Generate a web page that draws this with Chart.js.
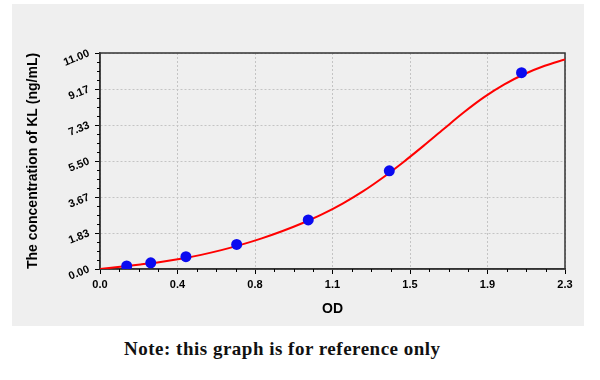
<!DOCTYPE html>
<html><head><meta charset="utf-8">
<script src="https://cdn.jsdelivr.net/npm/chart.js@4"></script>
<style>
html,body{margin:0;padding:0;background:#fff;width:600px;height:380px;overflow:hidden;}
#panel{position:absolute;left:12px;top:4px;width:572px;height:322px;background:#efefef;}
#note{position:absolute;left:124px;top:339px;font:bold 19px "Liberation Serif",serif;letter-spacing:0.5px;line-height:19px;color:#111;white-space:nowrap;}
</style></head><body>
<div id="panel"><canvas id="c" width="572" height="322"></canvas></div>
<div id="note">Note: this graph is for reference only</div>
<script>
// fitted curve
const curveOD   = [0, 0.1, 0.2, 0.3, 0.4, 0.5, 0.6, 0.7, 0.8, 0.9, 1.0, 1.1, 1.2, 1.3, 1.4, 1.5, 1.6, 1.7, 1.8, 1.9, 2.0, 2.1, 2.2, 2.3];
const curveConc = [0, 0.11, 0.23, 0.36, 0.52, 0.72, 0.96, 1.24, 1.56, 1.92, 2.33, 2.79, 3.33, 3.95, 4.66, 5.44, 6.27, 7.13, 7.98, 8.75, 9.40, 9.93, 10.35, 10.67];
// standards
const stdOD   = [0.132, 0.251, 0.425, 0.676, 1.030, 1.431, 2.085];
const stdConc = [0.156, 0.312, 0.625, 1.25, 2.5, 5, 10];
// tick labels
const xTickLabels = ['0.0', '0.4', '0.8', '1.1', '1.5', '1.9', '2.3'];
const yTickLabels = ['0.00', '1.83', '3.67', '5.50', '7.33', '9.17', '11.00'];

const curvePts = curveOD.map((x, i) => ({x: x, y: curveConc[i]}));
const stdPts = stdOD.map((x, i) => ({x: x, y: stdConc[i]}));

const framePlugin = {
  id: 'frame',
  beforeDatasetsDraw(chart) {
    const a = chart.chartArea, ctx = chart.ctx;
    ctx.save();
    ctx.strokeStyle = '#333';
    ctx.lineWidth = 1.5;
    ctx.strokeRect(a.left, a.top, a.right - a.left, a.bottom - a.top);
    ctx.restore();
  }
};
const minorTicks = {
  id: 'minorTicks',
  afterDraw(chart) {
    const ctx = chart.ctx, a = chart.chartArea;
    const xs = chart.scales.x, ys = chart.scales.y;
    ctx.save();
    ctx.strokeStyle = '#000';
    ctx.lineWidth = 1;
    const xt = xs.ticks.map(t => t.value);
    for (let i = 0; i < xt.length - 1; i++) {
      for (let k = 1; k < 4; k++) {
        const px = Math.round(xs.getPixelForValue(xt[i] + (xt[i + 1] - xt[i]) * k / 4)) + 0.5;
        ctx.beginPath(); ctx.moveTo(px, a.bottom); ctx.lineTo(px, a.bottom + 3); ctx.stroke();
      }
    }
    const yt = ys.ticks.map(t => t.value);
    for (let i = 0; i < yt.length - 1; i++) {
      for (let k = 1; k < 4; k++) {
        const py = Math.round(ys.getPixelForValue(yt[i] + (yt[i + 1] - yt[i]) * k / 4)) + 0.5;
        ctx.beginPath(); ctx.moveTo(a.left, py); ctx.lineTo(a.left - 3, py); ctx.stroke();
      }
    }
    ctx.restore();
  }
};

const tickFont = {family: '"Liberation Sans", Arial, sans-serif', weight: 'bold', size: 11};
const titleFont = {family: '"Liberation Sans", Arial, sans-serif', weight: 'bold', size: 14};

new Chart(document.getElementById('c'), {
  type: 'scatter',
  data: {
    datasets: [
      {label: 'std', data: stdPts, pointRadius: 5.5, pointBackgroundColor: '#0a0af0', pointBorderWidth: 0, showLine: false},
      {label: 'curve', data: curvePts, showLine: true, pointRadius: 0, borderColor: '#ff0000', borderWidth: 2, cubicInterpolationMode: 'monotone', fill: false}
    ]
  },
  options: {
    responsive: false,
    animation: false,
    devicePixelRatio: 1,
    layout: {padding: {left: 0, top: 49, right: 19, bottom: 0}},
    plugins: {legend: {display: false}, tooltip: {enabled: false}},
    scales: {
      x: {
        type: 'linear', min: 0, max: 2.3,
        ticks: {count: 7, callback: (v, i) => xTickLabels[i], font: tickFont, color: '#000', padding: 4, maxRotation: 0, autoSkip: false},
        grid: {color: '#c4c4c4', tickColor: '#000', tickLength: 5, lineWidth: 1},
        border: {display: true, color: '#333', width: 1.5, dash: [2, 2]},
        title: {display: true, text: 'OD', font: titleFont, color: '#000', padding: {top: 0, bottom: 8}},
        afterFit(s) { s.height = 57; }
      },
      y: {
        type: 'linear', min: 0, max: 11,
        ticks: {count: 7, callback: (v, i) => yTickLabels[i], font: tickFont, color: '#000', padding: 6, minRotation: 22, maxRotation: 22, autoSkip: false},
        grid: {color: '#c4c4c4', tickColor: '#000', tickLength: 5, lineWidth: 1},
        border: {display: true, color: '#333', width: 1.5, dash: [2, 2]},
        title: {display: true, text: 'The concentration of KL (ng/mL)', font: titleFont, color: '#000', padding: {top: 12.6, bottom: 0}},
        afterFit(s) { s.width = 88; }
      }
    }
  },
  plugins: [framePlugin, minorTicks]
});
</script>
</body></html>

_Work to be completed_
Your task is to return the lines above, from the first one up to and including the line containing "['0.00', '1.83', '3.67', '5.50', '7.33', '9.17', '11.00'];", minus any pictures.

_Answer to this exercise_
Generate a web page that draws this with Chart.js.
<!DOCTYPE html>
<html><head><meta charset="utf-8">
<script src="https://cdn.jsdelivr.net/npm/chart.js@4"></script>
<style>
html,body{margin:0;padding:0;background:#fff;width:600px;height:380px;overflow:hidden;}
#panel{position:absolute;left:12px;top:4px;width:572px;height:322px;background:#efefef;}
#note{position:absolute;left:124px;top:339px;font:bold 19px "Liberation Serif",serif;letter-spacing:0.5px;line-height:19px;color:#111;white-space:nowrap;}
</style></head><body>
<div id="panel"><canvas id="c" width="572" height="322"></canvas></div>
<div id="note">Note: this graph is for reference only</div>
<script>
// fitted curve
const curveOD   = [0, 0.1, 0.2, 0.3, 0.4, 0.5, 0.6, 0.7, 0.8, 0.9, 1.0, 1.1, 1.2, 1.3, 1.4, 1.5, 1.6, 1.7, 1.8, 1.9, 2.0, 2.1, 2.2, 2.3];
const curveConc = [0, 0.11, 0.23, 0.36, 0.52, 0.72, 0.96, 1.24, 1.56, 1.92, 2.33, 2.79, 3.33, 3.95, 4.66, 5.44, 6.27, 7.13, 7.98, 8.75, 9.40, 9.93, 10.35, 10.67];
// standards
const stdOD   = [0.132, 0.251, 0.425, 0.676, 1.030, 1.431, 2.085];
const stdConc = [0.156, 0.312, 0.625, 1.25, 2.5, 5, 10];
// tick labels
const xTickLabels = ['0.0', '0.4', '0.8', '1.1', '1.5', '1.9', '2.3'];
const yTickLabels = ['0.00', '1.83', '3.67', '5.50', '7.33', '9.17', '11.00'];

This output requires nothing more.